Your comments and your tears were a gift, and I thank you.

6 years. Shocking that it has been that long, but as you know if you've read this story before, I had a healthy child afterward, in the midst of some years which are easiest to describe as the years of Perpetual Operations.

Not only was she healthy, she was hearty -- born pink, crying, 9 pounds and 8 ounces of second chance.


Today she is tall, lanky, and turning FIVE this month. A "rainbow baby", or baby after a loss, she is my breathing representation of grace; a symbol of God's presence in my story.


We named her Natalie Kate.

Having children was my life-long dream and there were a few times when I thought it might not come true. Life threw obstacles. And yet, here they are, these little women, my dreams come to life.

So humbling. So humbling that He saw fit to allow me to be a mother, their mother. So humbling that it worked out, in spite of, despite, the obstacles.

I am so grateful. Soaked through to the bone with gratitude. This was what I yearned for, and they are here. Not all three, no...

Not all three, and that is hard.

But these two, Hannah and Natalie, they are here and they are breathing and growing, and I breathe thanksgiving and grow faith.


He has made my story beautiful, even with not-so-beautiful ingredients.

Breathing gratitude today.

11.10.2011

A Baby with a Name

{our sweet firstborn, touched by loss at a young age}

Six years ago today I went to the hospital, pregnant with a baby with no heartbeat. Some hours later I went home to my pig-tailed firstborn, not quite two years old, no longer expecting our second, a baby we were going to name Benjamin Jack or Sierrah Grace.

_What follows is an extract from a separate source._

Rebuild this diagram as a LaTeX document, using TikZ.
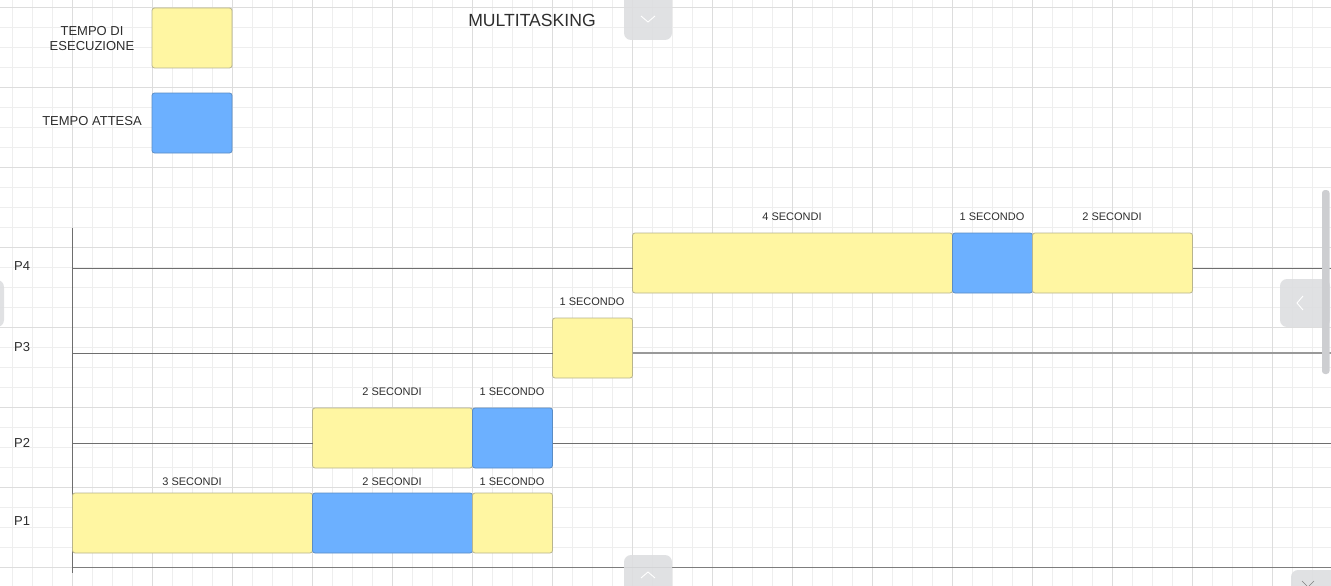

Some weeks later, in the beginning stages of grief, Jonathan and I decided to name our lost baby. I have never shared that name publicly. It has felt too personal to me, too sacred.

We named our sweet little one Jordan.

Jordan means "Descendant" which I loved because this was our child, whether we got to keep him (?) or not. Jordan can be a boy name or a girl name, and although we have always felt our baby was a boy, we have no proof of that and no way to know.

I loved that it is a Hebrew name, just as Hannah is. I liked that even in death, they shared something.

I also loved that this baby, so wanted and so loved, had a name that began with the same letter as both of his parents.

So there's no birth certificate, no hospital baby bracelet, no ink-stamped little footprints, no announcement picture. But there's another child in my heart. Not just Hannah and Natalie, but Hannah, Jordan and Natalie. I have two living children; two here to hold and to raise, and a third I hold in my heart.

Jordan Lynn: carried in my womb for 10 weeks; carried in my heart for a lifetime.

Never forgotten, not for a day. Particularly remembered every year on this date, November 10th.

11.04.2011

Relearning to Simplify


"The average woman today, I believe, would do well to appraise her interests, evaluate the activities in which she is engaged, and then take steps to simplify her life, putting things of first importance first, placing emphasis where the rewards will be greatest and most enduring, and ridding herself of the less rewarding activities."
{Belle S. Spafford}

I believe that in order to live a life of balance and joy, we must determine what our priorities are and then guard the space around them, so that we can attend to them well. 

My main priorities are my marriage, my faith, my daughters, my home and home life, my family, friends and community, writing, journaling and Live Art.fully. These are the things and people I live for. They comprise such a full life that I must be careful to limit the other areas where I expend energy.

I am relearning this week how to safeguard my time and energy so that I can live and love better.

What are your priorities? What measures do you take to safeguard them?